• **EXERCISE**
Start at the line containing "Recreate this image as a Python", stop at the line containing "y_ticks = [-1, 2, 5, 8, 11]", and please reproduce every line in between, both ends included, without pictures.

## BEGIN MATERIAL PROVIDED

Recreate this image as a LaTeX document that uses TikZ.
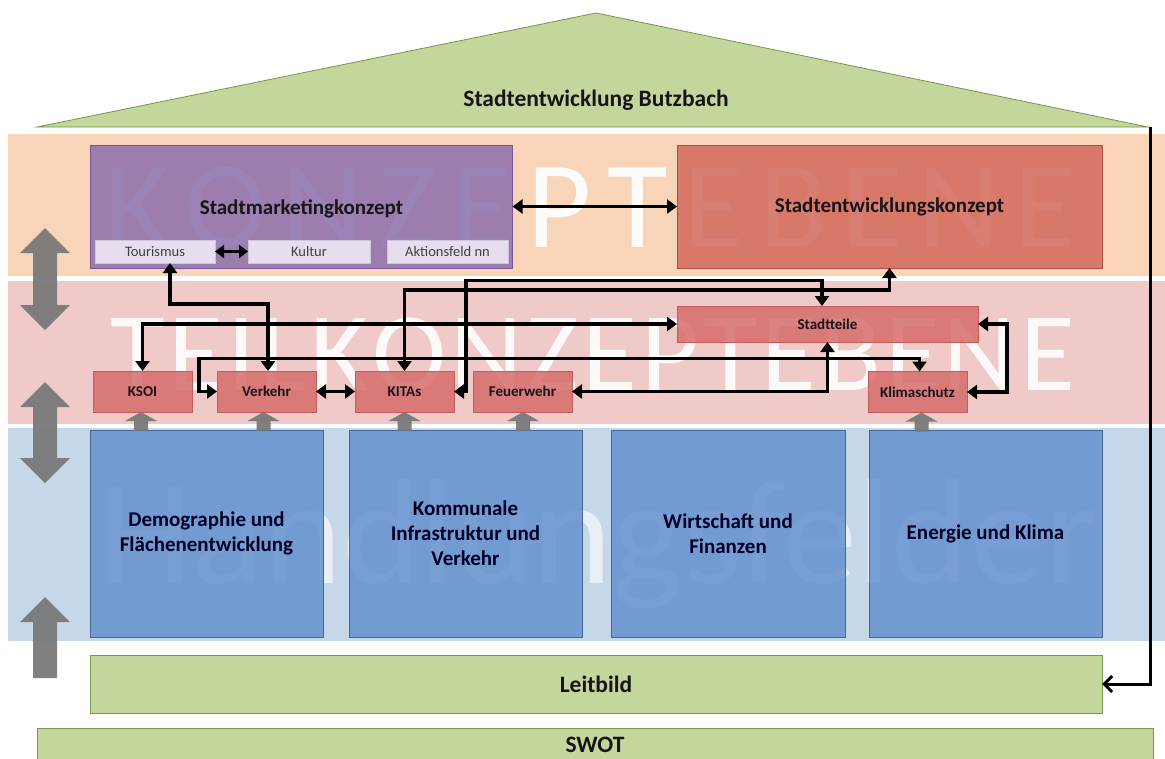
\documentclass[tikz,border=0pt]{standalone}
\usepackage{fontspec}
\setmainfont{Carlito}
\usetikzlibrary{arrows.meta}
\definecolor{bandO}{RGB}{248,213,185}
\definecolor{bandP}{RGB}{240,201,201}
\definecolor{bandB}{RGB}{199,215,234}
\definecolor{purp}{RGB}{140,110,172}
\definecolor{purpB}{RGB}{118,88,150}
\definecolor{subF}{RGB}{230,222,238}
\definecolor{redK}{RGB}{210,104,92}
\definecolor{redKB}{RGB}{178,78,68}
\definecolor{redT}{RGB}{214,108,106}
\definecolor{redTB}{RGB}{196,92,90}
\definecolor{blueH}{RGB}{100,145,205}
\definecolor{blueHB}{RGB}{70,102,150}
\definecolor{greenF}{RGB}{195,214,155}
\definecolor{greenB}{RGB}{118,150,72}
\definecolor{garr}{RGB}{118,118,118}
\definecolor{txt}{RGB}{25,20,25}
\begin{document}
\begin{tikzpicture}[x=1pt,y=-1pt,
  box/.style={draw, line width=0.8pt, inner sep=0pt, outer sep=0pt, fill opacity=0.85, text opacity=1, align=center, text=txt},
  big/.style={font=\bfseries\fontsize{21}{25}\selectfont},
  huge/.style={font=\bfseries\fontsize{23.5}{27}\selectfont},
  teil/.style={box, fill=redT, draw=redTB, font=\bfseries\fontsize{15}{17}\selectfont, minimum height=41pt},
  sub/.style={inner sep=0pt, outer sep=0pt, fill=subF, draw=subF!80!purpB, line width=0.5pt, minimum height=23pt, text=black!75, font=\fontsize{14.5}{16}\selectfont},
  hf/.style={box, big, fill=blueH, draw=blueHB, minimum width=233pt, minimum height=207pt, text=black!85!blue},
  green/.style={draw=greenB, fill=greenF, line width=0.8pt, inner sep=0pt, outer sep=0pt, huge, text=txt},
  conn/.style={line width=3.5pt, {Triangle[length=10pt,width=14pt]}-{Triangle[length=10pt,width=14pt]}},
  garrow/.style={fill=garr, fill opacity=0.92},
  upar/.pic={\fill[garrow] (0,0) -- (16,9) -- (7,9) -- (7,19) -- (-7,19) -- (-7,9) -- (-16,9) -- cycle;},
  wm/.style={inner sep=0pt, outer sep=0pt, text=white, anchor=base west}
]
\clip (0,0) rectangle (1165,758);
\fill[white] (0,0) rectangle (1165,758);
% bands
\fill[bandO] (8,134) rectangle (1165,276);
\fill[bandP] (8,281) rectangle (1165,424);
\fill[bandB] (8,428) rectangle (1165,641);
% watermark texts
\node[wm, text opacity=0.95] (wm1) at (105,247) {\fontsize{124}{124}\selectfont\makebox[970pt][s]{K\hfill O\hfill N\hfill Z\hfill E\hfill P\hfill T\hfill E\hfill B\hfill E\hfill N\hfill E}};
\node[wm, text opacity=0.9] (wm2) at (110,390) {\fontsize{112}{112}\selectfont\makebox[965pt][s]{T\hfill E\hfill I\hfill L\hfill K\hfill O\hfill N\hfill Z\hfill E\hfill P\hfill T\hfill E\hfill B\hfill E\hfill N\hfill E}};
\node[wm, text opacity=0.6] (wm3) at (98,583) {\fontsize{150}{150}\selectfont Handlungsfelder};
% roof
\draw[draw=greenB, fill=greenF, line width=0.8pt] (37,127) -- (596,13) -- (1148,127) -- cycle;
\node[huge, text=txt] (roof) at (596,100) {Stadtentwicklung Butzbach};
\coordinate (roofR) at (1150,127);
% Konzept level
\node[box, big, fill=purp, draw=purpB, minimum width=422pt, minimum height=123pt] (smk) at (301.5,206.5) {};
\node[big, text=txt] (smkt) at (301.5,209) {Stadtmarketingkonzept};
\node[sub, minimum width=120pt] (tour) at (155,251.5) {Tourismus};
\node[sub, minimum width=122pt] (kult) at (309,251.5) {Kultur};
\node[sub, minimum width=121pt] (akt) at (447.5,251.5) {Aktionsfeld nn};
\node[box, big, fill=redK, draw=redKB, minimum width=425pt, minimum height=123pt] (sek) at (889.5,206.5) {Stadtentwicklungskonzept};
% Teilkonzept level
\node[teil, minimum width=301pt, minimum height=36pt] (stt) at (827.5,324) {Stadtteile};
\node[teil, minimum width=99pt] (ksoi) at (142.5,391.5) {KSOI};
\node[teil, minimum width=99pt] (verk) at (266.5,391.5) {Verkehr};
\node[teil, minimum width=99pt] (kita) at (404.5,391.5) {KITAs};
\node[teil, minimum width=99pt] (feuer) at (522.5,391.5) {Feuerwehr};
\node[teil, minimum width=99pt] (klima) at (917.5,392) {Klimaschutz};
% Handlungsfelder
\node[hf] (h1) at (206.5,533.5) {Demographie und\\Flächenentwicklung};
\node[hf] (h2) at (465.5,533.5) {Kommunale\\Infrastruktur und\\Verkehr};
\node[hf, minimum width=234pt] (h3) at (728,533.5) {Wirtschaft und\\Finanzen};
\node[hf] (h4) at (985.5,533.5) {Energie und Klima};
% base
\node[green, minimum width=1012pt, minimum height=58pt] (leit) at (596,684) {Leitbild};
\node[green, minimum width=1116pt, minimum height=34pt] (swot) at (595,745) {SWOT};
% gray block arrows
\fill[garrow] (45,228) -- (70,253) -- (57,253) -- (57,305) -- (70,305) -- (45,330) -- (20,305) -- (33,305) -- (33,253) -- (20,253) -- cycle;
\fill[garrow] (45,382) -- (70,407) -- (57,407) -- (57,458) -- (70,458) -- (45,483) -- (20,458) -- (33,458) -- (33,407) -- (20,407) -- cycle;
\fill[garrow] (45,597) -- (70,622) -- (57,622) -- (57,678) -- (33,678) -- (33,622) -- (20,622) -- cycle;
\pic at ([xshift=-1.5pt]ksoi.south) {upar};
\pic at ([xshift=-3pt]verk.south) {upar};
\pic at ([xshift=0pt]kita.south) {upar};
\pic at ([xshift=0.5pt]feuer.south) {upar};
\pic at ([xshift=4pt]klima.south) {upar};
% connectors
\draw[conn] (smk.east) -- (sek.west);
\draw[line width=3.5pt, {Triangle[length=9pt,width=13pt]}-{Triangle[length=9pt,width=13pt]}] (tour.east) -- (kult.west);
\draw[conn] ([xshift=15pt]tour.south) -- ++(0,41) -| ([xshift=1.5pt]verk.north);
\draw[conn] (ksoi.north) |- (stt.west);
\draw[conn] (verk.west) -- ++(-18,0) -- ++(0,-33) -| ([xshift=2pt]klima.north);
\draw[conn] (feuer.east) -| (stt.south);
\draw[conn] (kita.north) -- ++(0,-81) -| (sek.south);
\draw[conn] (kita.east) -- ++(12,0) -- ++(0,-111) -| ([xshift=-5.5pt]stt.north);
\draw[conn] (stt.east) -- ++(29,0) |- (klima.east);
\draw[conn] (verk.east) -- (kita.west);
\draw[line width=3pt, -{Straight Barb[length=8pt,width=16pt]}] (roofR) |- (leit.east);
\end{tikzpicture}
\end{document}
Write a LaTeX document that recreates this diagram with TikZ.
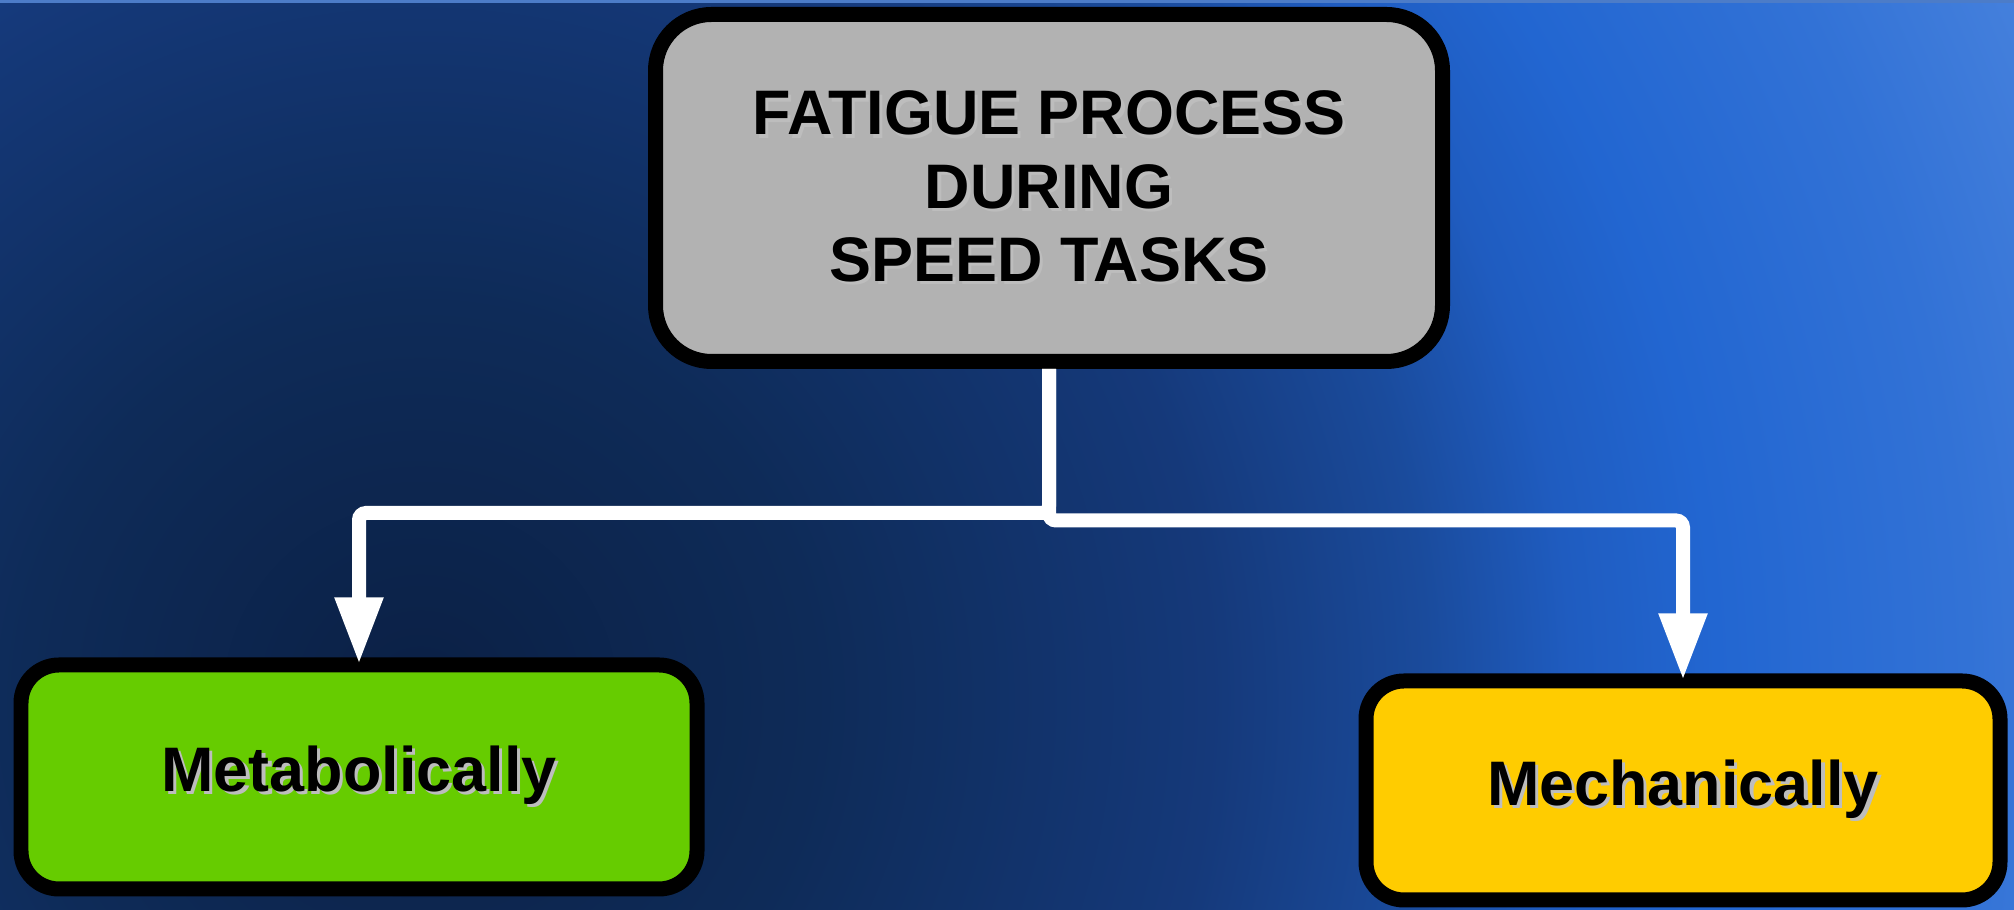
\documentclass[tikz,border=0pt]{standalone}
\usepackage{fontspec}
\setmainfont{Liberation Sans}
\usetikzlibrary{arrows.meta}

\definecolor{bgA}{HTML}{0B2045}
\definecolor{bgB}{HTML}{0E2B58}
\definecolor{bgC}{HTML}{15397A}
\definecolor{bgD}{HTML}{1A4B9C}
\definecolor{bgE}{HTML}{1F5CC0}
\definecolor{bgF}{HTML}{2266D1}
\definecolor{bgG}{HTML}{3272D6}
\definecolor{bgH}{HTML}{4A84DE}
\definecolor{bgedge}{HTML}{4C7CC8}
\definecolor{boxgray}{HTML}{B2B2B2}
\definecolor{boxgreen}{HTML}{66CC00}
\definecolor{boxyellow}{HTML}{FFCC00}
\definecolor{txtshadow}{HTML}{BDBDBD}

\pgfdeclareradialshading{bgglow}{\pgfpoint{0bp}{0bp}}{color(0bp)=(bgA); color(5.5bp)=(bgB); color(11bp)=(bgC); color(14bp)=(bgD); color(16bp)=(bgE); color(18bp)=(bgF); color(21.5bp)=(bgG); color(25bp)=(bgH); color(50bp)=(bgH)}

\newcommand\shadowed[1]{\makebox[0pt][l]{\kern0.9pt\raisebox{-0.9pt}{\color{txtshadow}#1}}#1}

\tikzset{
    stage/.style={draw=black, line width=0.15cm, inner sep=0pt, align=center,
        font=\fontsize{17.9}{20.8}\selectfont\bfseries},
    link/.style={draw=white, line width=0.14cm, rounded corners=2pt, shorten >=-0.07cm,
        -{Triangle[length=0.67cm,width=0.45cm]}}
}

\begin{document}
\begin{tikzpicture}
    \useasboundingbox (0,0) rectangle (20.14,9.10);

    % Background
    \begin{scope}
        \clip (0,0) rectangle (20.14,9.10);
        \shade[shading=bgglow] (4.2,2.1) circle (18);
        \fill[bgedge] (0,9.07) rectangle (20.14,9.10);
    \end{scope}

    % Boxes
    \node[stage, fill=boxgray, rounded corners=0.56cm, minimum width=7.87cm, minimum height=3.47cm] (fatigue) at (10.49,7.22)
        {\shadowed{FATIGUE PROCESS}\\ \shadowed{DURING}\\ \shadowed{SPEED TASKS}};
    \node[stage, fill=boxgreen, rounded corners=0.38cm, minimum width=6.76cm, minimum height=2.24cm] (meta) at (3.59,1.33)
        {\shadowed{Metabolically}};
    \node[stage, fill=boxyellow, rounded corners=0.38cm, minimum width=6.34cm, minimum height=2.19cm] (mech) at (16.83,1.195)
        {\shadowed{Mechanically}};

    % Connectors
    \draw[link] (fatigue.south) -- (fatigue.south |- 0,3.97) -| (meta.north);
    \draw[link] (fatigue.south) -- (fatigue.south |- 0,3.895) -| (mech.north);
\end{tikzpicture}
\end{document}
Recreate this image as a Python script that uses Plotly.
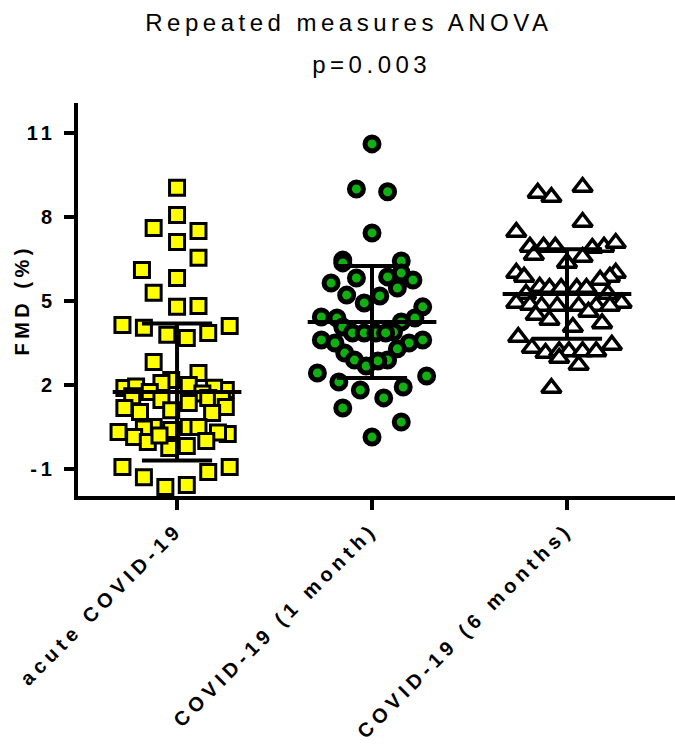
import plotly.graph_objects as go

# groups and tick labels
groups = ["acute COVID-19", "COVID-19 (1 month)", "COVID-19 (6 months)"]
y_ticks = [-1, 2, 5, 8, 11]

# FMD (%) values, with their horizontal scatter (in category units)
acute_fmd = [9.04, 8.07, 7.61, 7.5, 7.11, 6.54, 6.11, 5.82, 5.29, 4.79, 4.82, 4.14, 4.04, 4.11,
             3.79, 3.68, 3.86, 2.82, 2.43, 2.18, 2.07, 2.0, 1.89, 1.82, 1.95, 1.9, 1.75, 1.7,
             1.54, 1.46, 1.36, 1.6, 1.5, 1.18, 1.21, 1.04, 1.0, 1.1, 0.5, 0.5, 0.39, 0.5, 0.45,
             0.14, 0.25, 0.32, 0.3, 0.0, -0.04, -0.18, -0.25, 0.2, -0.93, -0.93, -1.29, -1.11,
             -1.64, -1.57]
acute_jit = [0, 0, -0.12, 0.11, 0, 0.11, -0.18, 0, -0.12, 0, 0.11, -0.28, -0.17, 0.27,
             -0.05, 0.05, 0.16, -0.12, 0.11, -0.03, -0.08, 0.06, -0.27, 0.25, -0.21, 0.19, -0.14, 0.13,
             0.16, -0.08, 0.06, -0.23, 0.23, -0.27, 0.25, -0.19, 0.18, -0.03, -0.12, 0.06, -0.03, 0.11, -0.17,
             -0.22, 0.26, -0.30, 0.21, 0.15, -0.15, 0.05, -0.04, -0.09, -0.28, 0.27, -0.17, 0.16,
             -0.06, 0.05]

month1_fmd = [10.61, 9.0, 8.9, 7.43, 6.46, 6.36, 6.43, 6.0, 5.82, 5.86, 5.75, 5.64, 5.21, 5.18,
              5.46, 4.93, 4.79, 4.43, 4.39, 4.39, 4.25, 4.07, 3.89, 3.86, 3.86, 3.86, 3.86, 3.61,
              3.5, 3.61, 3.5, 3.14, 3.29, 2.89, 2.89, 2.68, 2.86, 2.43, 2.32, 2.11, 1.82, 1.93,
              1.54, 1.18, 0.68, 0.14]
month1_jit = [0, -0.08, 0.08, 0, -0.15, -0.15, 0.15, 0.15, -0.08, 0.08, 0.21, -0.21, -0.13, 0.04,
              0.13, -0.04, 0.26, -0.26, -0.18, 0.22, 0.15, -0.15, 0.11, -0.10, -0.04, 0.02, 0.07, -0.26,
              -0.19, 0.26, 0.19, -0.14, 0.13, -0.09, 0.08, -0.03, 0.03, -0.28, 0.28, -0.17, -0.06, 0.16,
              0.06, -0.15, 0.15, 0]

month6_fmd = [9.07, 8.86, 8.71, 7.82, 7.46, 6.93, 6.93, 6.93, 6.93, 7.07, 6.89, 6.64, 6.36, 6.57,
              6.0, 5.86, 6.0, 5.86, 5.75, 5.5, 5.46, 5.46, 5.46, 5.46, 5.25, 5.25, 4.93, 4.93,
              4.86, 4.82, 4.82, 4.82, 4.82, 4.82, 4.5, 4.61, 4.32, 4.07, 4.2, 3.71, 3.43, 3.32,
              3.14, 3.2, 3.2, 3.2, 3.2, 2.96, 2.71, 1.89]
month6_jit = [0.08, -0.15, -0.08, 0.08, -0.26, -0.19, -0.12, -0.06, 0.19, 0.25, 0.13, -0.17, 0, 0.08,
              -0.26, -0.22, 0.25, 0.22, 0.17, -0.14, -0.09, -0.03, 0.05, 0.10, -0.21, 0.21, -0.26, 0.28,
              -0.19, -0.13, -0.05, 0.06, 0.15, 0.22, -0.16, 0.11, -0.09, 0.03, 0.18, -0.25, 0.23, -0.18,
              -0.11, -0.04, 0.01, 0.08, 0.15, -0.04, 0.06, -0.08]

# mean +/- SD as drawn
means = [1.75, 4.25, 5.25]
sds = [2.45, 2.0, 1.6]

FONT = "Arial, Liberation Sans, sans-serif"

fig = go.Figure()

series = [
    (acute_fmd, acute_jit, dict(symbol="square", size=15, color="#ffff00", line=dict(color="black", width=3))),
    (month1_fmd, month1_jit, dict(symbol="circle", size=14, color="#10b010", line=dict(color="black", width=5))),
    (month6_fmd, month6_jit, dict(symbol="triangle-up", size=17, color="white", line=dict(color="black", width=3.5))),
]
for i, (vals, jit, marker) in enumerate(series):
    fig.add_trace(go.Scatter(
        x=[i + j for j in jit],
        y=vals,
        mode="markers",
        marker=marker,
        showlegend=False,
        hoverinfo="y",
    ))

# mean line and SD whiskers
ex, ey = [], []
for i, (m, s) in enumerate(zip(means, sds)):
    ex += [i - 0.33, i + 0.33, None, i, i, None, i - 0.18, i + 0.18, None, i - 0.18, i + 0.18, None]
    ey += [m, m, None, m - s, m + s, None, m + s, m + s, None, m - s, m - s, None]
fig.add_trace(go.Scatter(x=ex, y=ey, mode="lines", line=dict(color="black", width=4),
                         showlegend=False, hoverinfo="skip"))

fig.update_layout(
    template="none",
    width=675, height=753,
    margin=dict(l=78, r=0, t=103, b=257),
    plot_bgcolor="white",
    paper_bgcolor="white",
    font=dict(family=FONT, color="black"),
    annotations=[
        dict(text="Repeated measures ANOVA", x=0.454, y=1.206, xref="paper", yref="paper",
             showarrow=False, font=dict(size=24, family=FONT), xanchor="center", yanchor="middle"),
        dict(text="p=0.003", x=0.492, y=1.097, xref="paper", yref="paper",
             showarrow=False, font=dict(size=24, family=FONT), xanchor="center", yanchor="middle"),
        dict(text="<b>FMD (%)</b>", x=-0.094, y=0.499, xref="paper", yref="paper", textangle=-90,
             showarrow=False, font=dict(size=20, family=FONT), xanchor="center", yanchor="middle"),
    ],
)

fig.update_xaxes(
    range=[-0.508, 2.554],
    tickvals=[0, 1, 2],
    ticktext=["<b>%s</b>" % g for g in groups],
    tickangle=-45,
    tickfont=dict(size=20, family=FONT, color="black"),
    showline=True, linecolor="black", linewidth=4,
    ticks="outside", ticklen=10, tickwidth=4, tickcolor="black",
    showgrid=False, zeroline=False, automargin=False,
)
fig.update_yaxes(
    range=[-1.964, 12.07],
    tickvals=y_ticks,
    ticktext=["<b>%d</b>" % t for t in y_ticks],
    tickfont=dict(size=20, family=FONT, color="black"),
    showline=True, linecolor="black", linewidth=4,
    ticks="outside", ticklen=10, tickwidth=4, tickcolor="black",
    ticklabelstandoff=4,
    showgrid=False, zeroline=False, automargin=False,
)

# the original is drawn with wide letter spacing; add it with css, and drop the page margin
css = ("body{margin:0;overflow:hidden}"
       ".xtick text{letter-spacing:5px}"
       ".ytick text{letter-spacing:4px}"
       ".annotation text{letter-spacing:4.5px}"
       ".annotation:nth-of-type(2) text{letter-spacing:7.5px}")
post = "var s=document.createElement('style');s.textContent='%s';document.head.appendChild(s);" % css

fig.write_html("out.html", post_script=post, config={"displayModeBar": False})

## END MATERIAL PROVIDED

• **ANSWER FOR THE TASK**
Recreate this image as a Python script that uses Plotly.
import plotly.graph_objects as go

# groups and tick labels
groups = ["acute COVID-19", "COVID-19 (1 month)", "COVID-19 (6 months)"]
y_ticks = [-1, 2, 5, 8, 11]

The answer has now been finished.